A standing room crowd of 500, numerous television stations, and reporters from Italy’s leading media attended.  It was a feeding frenzy.  LN streamed the event live on its web site. Three television clips can be found here, here, and here

Matteo Salvini is currently the most popular center-right politician in Italy, closely followed by President Silvio Berlusconi’s Forza Italia (click here) which he formerly led, but in which he still remains extremely influential.  The three parties (PIN, LN, FI) constitute the core of the center-right bloc.  Were it to win the next general election, or a snap election perhaps as early as May 2015 if a no-confidence vote  brings down the current center-left government of Matteo Renzi, Salvini would be in line to become Italy’s next prime minister and introduce a 15% flat tax.

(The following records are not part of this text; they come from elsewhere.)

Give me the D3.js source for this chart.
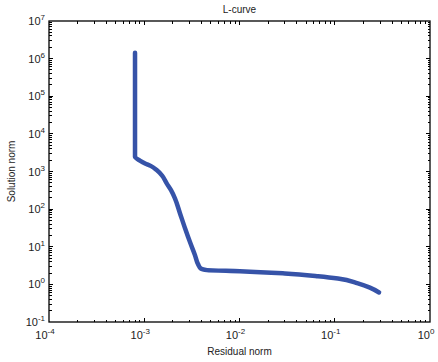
<!DOCTYPE html>
<html>
<head>
<meta charset="utf-8">
<script src="https://cdn.jsdelivr.net/npm/d3@7"></script>
<style>
  body { margin: 0; background: #fff; }
  text { font-family: "Liberation Sans", Arial, sans-serif; fill: #222; }
</style>
</head>
<body>
<div id="chart"></div>
<script>
// residual norm vs solution norm
const residual = [8.0e-4, 8.0e-4, 9.0e-4, 1.02e-3, 1.18e-3, 1.35e-3, 1.54e-3, 1.72e-3, 1.91e-3,
  2.10e-3, 2.37e-3, 2.68e-3, 3.02e-3, 3.41e-3, 3.67e-3, 3.94e-3, 4.56e-3, 1.01e-2,
  2.99e-2, 6.67e-2, 0.108, 0.175, 0.234, 0.292];
const solution = [1.44e6, 2460, 1950, 1640, 1390, 1090, 778, 483, 320,
  193, 78, 31, 13.3, 5.98, 3.44, 2.62, 2.39, 2.24,
  1.95, 1.65, 1.44, 1.06, 0.817, 0.61];
const xExps = [-4, -3, -2, -1, 0];
const yExps = [-1, 0, 1, 2, 3, 4, 5, 6, 7];

const width = 438, height = 362;
const m = {left: 49, right: 8, top: 21, bottom: 40};

const svg = d3.select('#chart').append('svg').attr('width', width).attr('height', height);

const x = d3.scaleLog().domain([1e-4, 1]).range([m.left, width - m.right]);
const y = d3.scaleLog().domain([1e-1, 1e7]).range([height - m.bottom, m.top]);

// minor tick values (2..9 within each decade)
const minor = (exps) => {
  let out = [];
  exps.slice(0, -1).forEach(e => {
    for (let k = 2; k < 10; k++) out.push(k * Math.pow(10, e));
  });
  return out;
};
const xMajor = xExps.map(e => Math.pow(10, e)), yMajor = yExps.map(e => Math.pow(10, e));
const xMinor = minor(xExps), yMinor = minor(yExps);

const x0 = m.left, x1 = width - m.right, y0 = height - m.bottom, y1 = m.top;
const g = svg.append('g').attr('stroke', '#000').attr('stroke-width', 1).attr('shape-rendering', 'crispEdges');

// ticks, all pointing inward
const tick = (vals, len) => {
  vals.forEach(v => {
    const px = x(v);
    if (px > x0 && px < x1) {
      g.append('line').attr('x1', px).attr('x2', px).attr('y1', y0).attr('y2', y0 - len);
      g.append('line').attr('x1', px).attr('x2', px).attr('y1', y1).attr('y2', y1 + len);
    }
  });
};
const ytick = (vals, len) => {
  vals.forEach(v => {
    const py = y(v);
    if (py > y1 && py < y0) {
      g.append('line').attr('y1', py).attr('y2', py).attr('x1', x0).attr('x2', x0 + len);
      g.append('line').attr('y1', py).attr('y2', py).attr('x1', x1).attr('x2', x1 - len);
    }
  });
};
tick(xMajor, 4); tick(xMinor, 2.5);
ytick(yMajor, 4); ytick(yMinor, 2.5);

// the curve (solution norm falls all the way, so interpolate x along y)
const line = d3.line()
  .x((d, i) => x(residual[i]))
  .y(d => y(d))
  .curve(d3.curveMonotoneY);

svg.append('path')
  .attr('d', line(solution))
  .attr('fill', 'none')
  .attr('stroke', '#3653a8')
  .attr('stroke-width', 4.5)
  .attr('stroke-linecap', 'round')
  .attr('stroke-linejoin', 'round');

// box
svg.append('rect')
  .attr('x', x0).attr('y', y1).attr('width', x1 - x0).attr('height', y0 - y1)
  .attr('fill', 'none').attr('stroke', '#000').attr('stroke-width', 1.3);

// tick labels: 10 with exponent
xExps.forEach(e => {
  const t = svg.append('text').attr('x', x(Math.pow(10, e)) - 4).attr('y', y0 + 17)
    .attr('text-anchor', 'middle').attr('font-size', 11);
  t.append('tspan').text('10');
  t.append('tspan').attr('dy', -5).attr('font-size', 8).text(e);
});
yExps.forEach(e => {
  const t = svg.append('text').attr('x', x0 - 4).attr('y', y(Math.pow(10, e)) + 4)
    .attr('text-anchor', 'end').attr('font-size', 11);
  t.append('tspan').text('10');
  t.append('tspan').attr('dy', -5).attr('font-size', 8).text(e);
});

svg.append('text').attr('x', (x0 + x1) / 2).attr('y', 13)
  .attr('text-anchor', 'middle').attr('font-size', 10).text('L-curve');
svg.append('text').attr('x', (x0 + x1) / 2).attr('y', 355)
  .attr('text-anchor', 'middle').attr('font-size', 10).text('Residual norm');
svg.append('text').attr('transform', `translate(15,${(y0 + y1) / 2}) rotate(-90)`)
  .attr('text-anchor', 'middle').attr('font-size', 10).text('Solution norm');
</script>
</body>
</html>
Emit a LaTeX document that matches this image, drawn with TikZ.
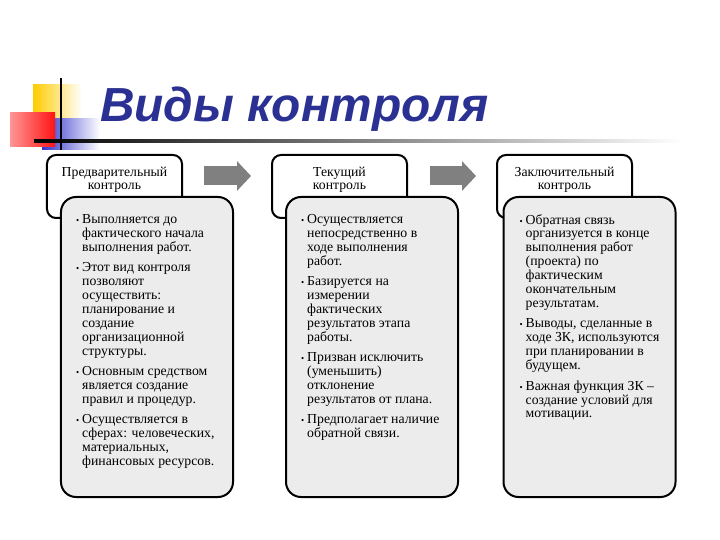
\documentclass[tikz,border=0pt]{standalone}
\usepackage{fontspec}
\setmainfont{Liberation Serif}
\newfontfamily\titlefont{Liberation Sans}
\usetikzlibrary{positioning,calc,arrows.meta}
\definecolor{titleblue}{RGB}{43,49,146}
\definecolor{bodygray}{RGB}{236,236,236}
\definecolor{arrowgray}{RGB}{128,128,128}
\definecolor{decoyellow}{RGB}{255,204,0}
\definecolor{decored}{RGB}{255,20,20}
\definecolor{decoblue}{RGB}{51,51,204}
\tikzset{
  hdrbox/.style={rectangle, draw, line width=2bp, rounded corners=9bp,
                 fill=white, minimum width=135bp, minimum height=63bp},
  bodybox/.style={rectangle, draw, line width=2bp, rounded corners=15bp,
                  fill=bodygray, minimum width=172bp, minimum height=300bp},
  hdrtext/.style={align=center, inner sep=0pt, font=\fontsize{13.8}{13.5}\selectfont},
  items/.style={align=left, inner sep=0pt, anchor=north west,
                font=\fontsize{13.8}{14}\selectfont},
  blockarrow/.style={line width=19bp, arrowgray, -{Triangle[length=14bp, width=29bp]}}
}
\newcommand{\bul}{\llap{{\small\textbullet}\hspace{3bp}}}
\begin{document}
\begin{tikzpicture}[x=1bp, y=-1bp]
    \fill[white] (0,0) rectangle (720,540);
    \useasboundingbox (0,0) rectangle (720,540);

    % Corner decoration
    \shade[left color=decoyellow, middle color=decoyellow, right color=white] (33,85) rectangle (82,120);
    \shade[left color=decoblue, middle color=decoblue, right color=white] (42,119) rectangle (100,150);
    \shade[left color=decored!45, right color=decored] (10,113) rectangle (55,147);
    \shade[left color=black, right color=white] (34,139.5) rectangle (683,142.5);
    \fill[black] (60,78) rectangle (62,150);

    % Title
    \node[anchor=base west, inner sep=0pt, text=titleblue,
          font=\titlefont\bfseries\itshape\fontsize{48}{48}\selectfont] (title) at (100,122) {Виды контроля};

    % Columns
    \foreach \i/\hx/\bx/\name in {1/114.5/147/Предварительный,2/339.5/372/Текущий,3/564.5/589.5/Заключительный} {
        \node[hdrbox] (hdr\i) at (\hx,186.5) {};
        \node[hdrtext, below=12.5bp of hdr\i.north] (htxt\i) {\name\\контроль};
        \node[bodybox] (body\i) at (\bx,347) {};
    }

    % Arrows between stages
    \draw[blockarrow] ($(hdr1.north east)+(21,22)$) -- ($(hdr2.north west)+(-20,22)$);
    \draw[blockarrow] ($(hdr2.north east)+(22,22)$) -- ($(hdr3.north west)+(-20,22)$);

    % Item lists
    \node[items] (list1) at ($(body1.north west)+(22,18)$) {%
        \bul Выполняется до\\фактического начала\\выполнения работ.\\[6.3bp]
        \bul Этот вид контроля\\позволяют\\осуществить:\\планирование и\\создание\\организационной\\структуры.\\[6.3bp]
        \bul Основным средством\\является создание\\правил и процедур.\\[6.3bp]
        \bul Осуществляется в\\сферах: человеческих,\\материальных,\\финансовых ресурсов.};
    \node[items] (list2) at ($(body2.north west)+(22,18)$) {%
        \bul Осуществляется\\непосредственно в\\ходе выполнения\\работ.\\[6.3bp]
        \bul Базируется на\\измерении\\фактических\\результатов этапа\\работы.\\[6.3bp]
        \bul Призван исключить\\(уменьшить)\\отклонение\\результатов от плана.\\[6.3bp]
        \bul Предполагает наличие\\обратной связи.};
    \node[items] (list3) at ($(body3.north west)+(23,18)$) {%
        \bul Обратная связь\\организуется в конце\\выполнения работ\\(проекта) по\\фактическим\\окончательным\\результатам.\\[6.3bp]
        \bul Выводы, сделанные в\\ходе ЗК, используются\\при планировании в\\будущем.\\[6.3bp]
        \bul Важная функция ЗК –\\создание условий для\\мотивации.};
\end{tikzpicture}
\end{document}
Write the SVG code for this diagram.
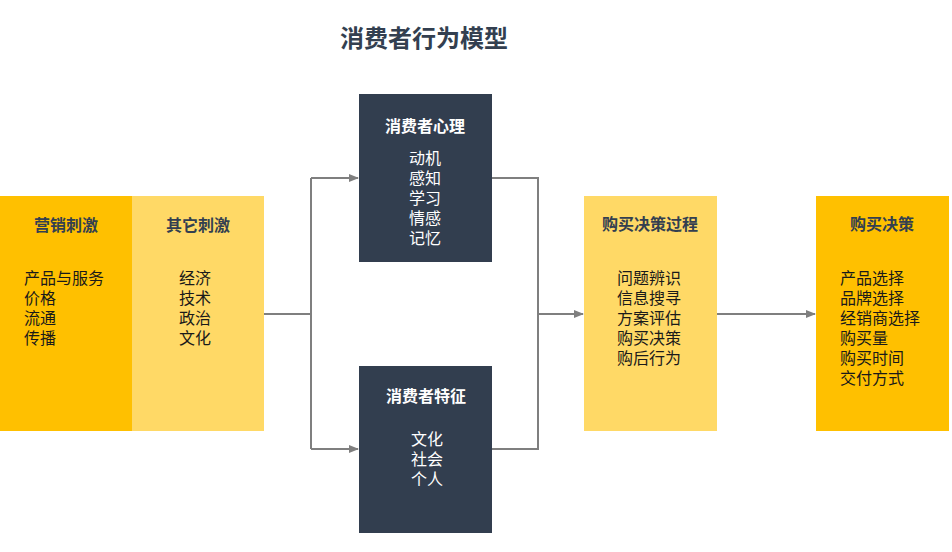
<svg xmlns="http://www.w3.org/2000/svg" width="952" height="552" viewBox="0 0 952 552">
<style>
text{font-family:"Noto Sans CJK SC","Liberation Sans",sans-serif;dominant-baseline:central}
.title{font-size:24px;font-weight:bold;fill:#333F50;text-anchor:middle}
.h{font-size:16px;font-weight:bold;fill:#333F50;text-anchor:middle}
.hw{font-size:16px;font-weight:bold;fill:#FFFFFF;text-anchor:middle}
.t{font-size:16px;fill:#1A1A1A}
.tw{font-size:16px;fill:#FFFFFF;text-anchor:middle}
.c{fill:none;stroke:#7F7F7F;stroke-width:2}
</style>
<defs>
<marker id="ah" markerWidth="10" markerHeight="8" refX="9" refY="4" orient="auto" markerUnits="userSpaceOnUse">
<path d="M0,0 L10,4 L0,8 Z" fill="#7F7F7F"/>
</marker>
</defs>
<rect width="952" height="552" fill="#FFFFFF"/>
<text class="title" x="424" y="36">消费者行为模型</text>
<g id="connectors">
<path class="c" d="M264,314 H311"/>
<path class="c" d="M311,178 V449"/>
<path class="c" d="M311,178 H358" marker-end="url(#ah)"/>
<path class="c" d="M311,449 H358" marker-end="url(#ah)"/>
<path class="c" d="M492,178 H538 V449 H492"/>
<path class="c" d="M538,314 H583" marker-end="url(#ah)"/>
<path class="c" d="M717,314 H815" marker-end="url(#ah)"/>
</g>
<g id="marketing">
<rect x="0" y="196" width="132" height="235" fill="#FFC000"/>
<text class="h" x="66" y="224">营销刺激</text>
<text class="t" y="277"><tspan x="24">产品与服务</tspan><tspan x="24" dy="20">价格</tspan><tspan x="24" dy="20">流通</tspan><tspan x="24" dy="20">传播</tspan></text>
</g>
<g id="other">
<rect x="132" y="196" width="132" height="235" fill="#FFD966"/>
<text class="h" x="198" y="224">其它刺激</text>
<text class="t" y="277"><tspan x="179">经济</tspan><tspan x="179" dy="20">技术</tspan><tspan x="179" dy="20">政治</tspan><tspan x="179" dy="20">文化</tspan></text>
</g>
<g id="psychology">
<rect x="359" y="94" width="133" height="168" fill="#323E4F"/>
<text class="hw" x="425" y="125">消费者心理</text>
<text class="tw" y="157"><tspan x="425">动机</tspan><tspan x="425" dy="20">感知</tspan><tspan x="425" dy="20">学习</tspan><tspan x="425" dy="20">情感</tspan><tspan x="425" dy="20">记忆</tspan></text>
</g>
<g id="traits">
<rect x="359" y="366" width="133" height="167" fill="#323E4F"/>
<text class="hw" x="426" y="395">消费者特征</text>
<text class="tw" y="438"><tspan x="427">文化</tspan><tspan x="427" dy="20">社会</tspan><tspan x="427" dy="20">个人</tspan></text>
</g>
<g id="process">
<rect x="584" y="196" width="133" height="235" fill="#FFD966"/>
<text class="h" x="650" y="223">购买决策过程</text>
<text class="t" y="277"><tspan x="617">问题辨识</tspan><tspan x="617" dy="20">信息搜寻</tspan><tspan x="617" dy="20">方案评估</tspan><tspan x="617" dy="20">购买决策</tspan><tspan x="617" dy="20">购后行为</tspan></text>
</g>
<g id="decision">
<rect x="816" y="196" width="133" height="235" fill="#FFC000"/>
<text class="h" x="882" y="223">购买决策</text>
<text class="t" y="277"><tspan x="840">产品选择</tspan><tspan x="840" dy="20">品牌选择</tspan><tspan x="840" dy="20">经销商选择</tspan><tspan x="840" dy="20">购买量</tspan><tspan x="840" dy="20">购买时间</tspan><tspan x="840" dy="20">交付方式</tspan></text>
</g>
</svg>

Two days earlier in Rome, Armando Siri and I met with President Berlusconi and several of his closest advisers to discuss the flat tax. On December 5, 2014, Berlusconi had announced on You Tube his support for a 20% flat tax, a higher rate than the PIN-LN plan because Berlusconi’s plan has a narrower tax base due to a larger personal allowance (click here).  The two plans differ only in respect of the scope of the personal allowance and the flat rate.  I presented him with a signed copy of the Italian edition of “The Flat Tax” (published by the European Center for Austrian Economics Foundation in Liechtenstein through the good offices of Kurt R. Leube).  For the moment, Berlusconi stands behind his 20% flat tax for the political purpose of retaining a separate identity.  The two plans rest on common ground.  Should the center-right bloc win the next election, the differences between the two plans are easily reconcilable.

I prefer PIN-LN’s 15% plan to Berlusconi’s 20% plan because the lower 15% rate will have a greater impact on incentives to take risks and reduce underground economic activity and tax evasion.

The New Year could be exciting for flat-tax enthusiasts in Western Europe’s fourth-largest economy.